===== Information shown
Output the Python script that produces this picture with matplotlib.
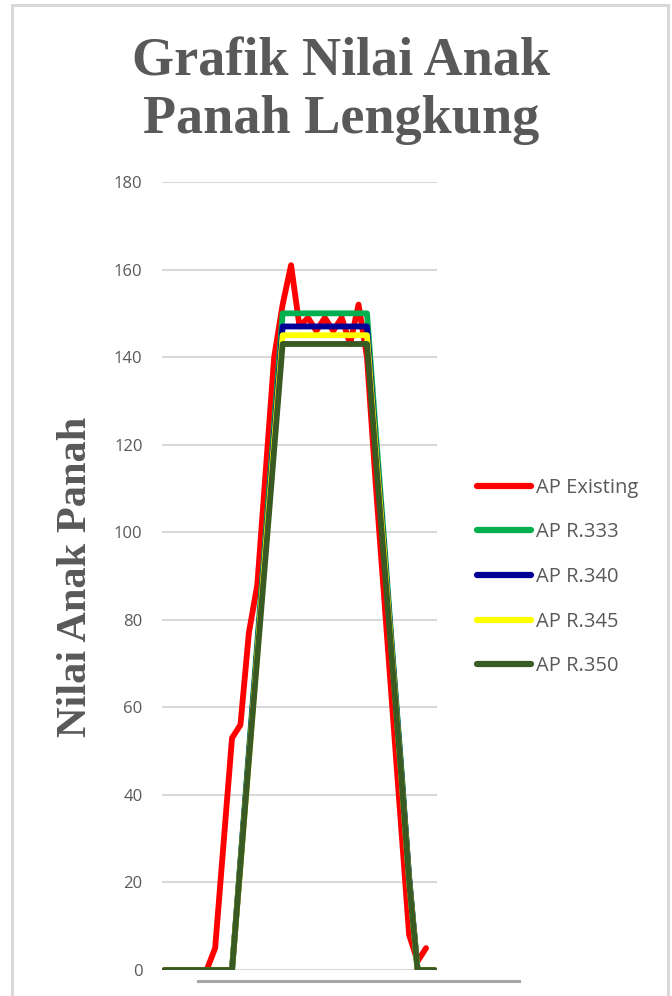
import matplotlib
matplotlib.use("Agg")
import matplotlib.pyplot as plt
from matplotlib.lines import Line2D
from matplotlib.patches import Rectangle
import numpy as np

# nilai anak panah per titik
ap_existing = [0, 0, 0, 0, 0, 0, 5, 29, 53, 56, 77, 88, 114, 140, 152, 161,
               147, 149, 146, 149, 146, 149, 143, 152, 140, 112, 86, 60, 34, 8, 2, 5]
ap_r333 = [0, 0, 0, 0, 0, 0, 0, 0, 0, 25, 50, 75, 100, 125, 150, 150, 150,
           150, 150, 150, 150, 150, 150, 150, 150, 124, 99, 73, 48, 21, 0, 0, 0]
ap_r340 = [0, 0, 0, 0, 0, 0, 0, 0, 0, 24.5, 49, 73.5, 98, 122.5, 147, 147, 147,
           147, 147, 147, 147, 147, 147, 147, 147, 121, 97, 72, 47, 21, 0, 0, 0]
ap_r345 = [0, 0, 0, 0, 0, 0, 0, 0, 0, 24, 48, 72.5, 97, 121, 145, 145, 145,
           145, 145, 145, 145, 145, 145, 145, 145, 120, 96, 71, 46, 20, 0, 0, 0]
ap_r350 = [0, 0, 0, 0, 0, 0, 0, 0, 0, 24, 48, 71.5, 95, 119, 143, 143, 143,
           143, 143, 143, 143, 143, 143, 143, 143, 118, 94, 70, 46, 20, 0, 0, 0]

labels = ["AP Existing", "AP R.333", "AP R.340", "AP R.345", "AP R.350"]
warna = ["#FF0000", "#00B050", "#000099", "#FFFF00", "#3A5A24"]
series = [ap_existing, ap_r333, ap_r340, ap_r345, ap_r350]
yticks = list(range(0, 181, 20))

W, H = 672, 996
fig = plt.figure(figsize=(W / 100, H / 100), dpi=100)
abu = "#595959"

# bingkai chart
fig.add_artist(Rectangle((12 / W, -0.05), 656 / W, 1 - 5 / H + 0.05,
                         transform=fig.transFigure, fill=False,
                         edgecolor="#D9D9D9", linewidth=2.2))

ax = fig.add_axes([162 / W, 1 - 970 / H, 275 / W, 788 / H])
for vals, lab, c in zip(series, labels, warna):
    x = np.arange(len(vals))
    ax.plot(x, vals, color=c, lw=4.2, label=lab,
            solid_capstyle="round", solid_joinstyle="round", zorder=3)

ax.set_xlim(-0.3, 32.3)
ax.set_ylim(0, 180)
ax.set_yticks(yticks)
ax.set_xticks([])
ax.grid(axis="y", color="#D9D9D9", lw=1.5)
ax.set_axisbelow(True)
for s in ax.spines.values():
    s.set_visible(False)
ax.tick_params(axis="y", length=0, pad=14, labelcolor=abu, labelsize=12)
for t in ax.get_yticklabels():
    t.set_fontfamily("Open Sans")

# garis sumbu bawah
fig.add_artist(Line2D([198 / W, 519 / W], [1 - 981 / H, 1 - 981 / H],
                      transform=fig.transFigure, color="#A6A6A6", lw=2.2))

fig.text(341 / W, 1 - 37 / H, "Grafik Nilai Anak\nPanah Lengkung",
         ha="center", va="top", fontsize=39, fontweight="bold",
         family="Liberation Serif", color=abu, linespacing=1.2)

fig.text(76 / W, 1 - 577 / H, "Nilai Anak Panah", rotation=90,
         ha="center", va="center", fontsize=30.5, fontweight="bold",
         family="Liberation Serif", color=abu)

leg = ax.legend(loc="center left", bbox_to_anchor=(477 / W, 1 - 577 / H),
                bbox_transform=fig.transFigure, frameon=False,
                prop={"family": "Open Sans", "size": 14.5},
                handlelength=2.7, handletextpad=0.25, labelspacing=1.22,
                borderpad=0, borderaxespad=0)
for t in leg.get_texts():
    t.set_color(abu)
for h in leg.legend_handles:
    h.set_linewidth(4.5)

fig.savefig("out.png", dpi=100)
==========
### What the task requires
Please write out all of the material above without changing a word, and omit any pictures.

### Task output
Output the Python script that produces this picture with matplotlib.
import matplotlib
matplotlib.use("Agg")
import matplotlib.pyplot as plt
from matplotlib.lines import Line2D
from matplotlib.patches import Rectangle
import numpy as np

# nilai anak panah per titik
ap_existing = [0, 0, 0, 0, 0, 0, 5, 29, 53, 56, 77, 88, 114, 140, 152, 161,
               147, 149, 146, 149, 146, 149, 143, 152, 140, 112, 86, 60, 34, 8, 2, 5]
ap_r333 = [0, 0, 0, 0, 0, 0, 0, 0, 0, 25, 50, 75, 100, 125, 150, 150, 150,
           150, 150, 150, 150, 150, 150, 150, 150, 124, 99, 73, 48, 21, 0, 0, 0]
ap_r340 = [0, 0, 0, 0, 0, 0, 0, 0, 0, 24.5, 49, 73.5, 98, 122.5, 147, 147, 147,
           147, 147, 147, 147, 147, 147, 147, 147, 121, 97, 72, 47, 21, 0, 0, 0]
ap_r345 = [0, 0, 0, 0, 0, 0, 0, 0, 0, 24, 48, 72.5, 97, 121, 145, 145, 145,
           145, 145, 145, 145, 145, 145, 145, 145, 120, 96, 71, 46, 20, 0, 0, 0]
ap_r350 = [0, 0, 0, 0, 0, 0, 0, 0, 0, 24, 48, 71.5, 95, 119, 143, 143, 143,
           143, 143, 143, 143, 143, 143, 143, 143, 118, 94, 70, 46, 20, 0, 0, 0]

labels = ["AP Existing", "AP R.333", "AP R.340", "AP R.345", "AP R.350"]
warna = ["#FF0000", "#00B050", "#000099", "#FFFF00", "#3A5A24"]
series = [ap_existing, ap_r333, ap_r340, ap_r345, ap_r350]
yticks = list(range(0, 181, 20))

W, H = 672, 996
fig = plt.figure(figsize=(W / 100, H / 100), dpi=100)
abu = "#595959"

# bingkai chart
fig.add_artist(Rectangle((12 / W, -0.05), 656 / W, 1 - 5 / H + 0.05,
                         transform=fig.transFigure, fill=False,
                         edgecolor="#D9D9D9", linewidth=2.2))

ax = fig.add_axes([162 / W, 1 - 970 / H, 275 / W, 788 / H])
for vals, lab, c in zip(series, labels, warna):
    x = np.arange(len(vals))
    ax.plot(x, vals, color=c, lw=4.2, label=lab,
            solid_capstyle="round", solid_joinstyle="round", zorder=3)

ax.set_xlim(-0.3, 32.3)
ax.set_ylim(0, 180)
ax.set_yticks(yticks)
ax.set_xticks([])
ax.grid(axis="y", color="#D9D9D9", lw=1.5)
ax.set_axisbelow(True)
for s in ax.spines.values():
    s.set_visible(False)
ax.tick_params(axis="y", length=0, pad=14, labelcolor=abu, labelsize=12)
for t in ax.get_yticklabels():
    t.set_fontfamily("Open Sans")

# garis sumbu bawah
fig.add_artist(Line2D([198 / W, 519 / W], [1 - 981 / H, 1 - 981 / H],
                      transform=fig.transFigure, color="#A6A6A6", lw=2.2))

fig.text(341 / W, 1 - 37 / H, "Grafik Nilai Anak\nPanah Lengkung",
         ha="center", va="top", fontsize=39, fontweight="bold",
         family="Liberation Serif", color=abu, linespacing=1.2)

fig.text(76 / W, 1 - 577 / H, "Nilai Anak Panah", rotation=90,
         ha="center", va="center", fontsize=30.5, fontweight="bold",
         family="Liberation Serif", color=abu)

leg = ax.legend(loc="center left", bbox_to_anchor=(477 / W, 1 - 577 / H),
                bbox_transform=fig.transFigure, frameon=False,
                prop={"family": "Open Sans", "size": 14.5},
                handlelength=2.7, handletextpad=0.25, labelspacing=1.22,
                borderpad=0, borderaxespad=0)
for t in leg.get_texts():
    t.set_color(abu)
for h in leg.legend_handles:
    h.set_linewidth(4.5)

fig.savefig("out.png", dpi=100)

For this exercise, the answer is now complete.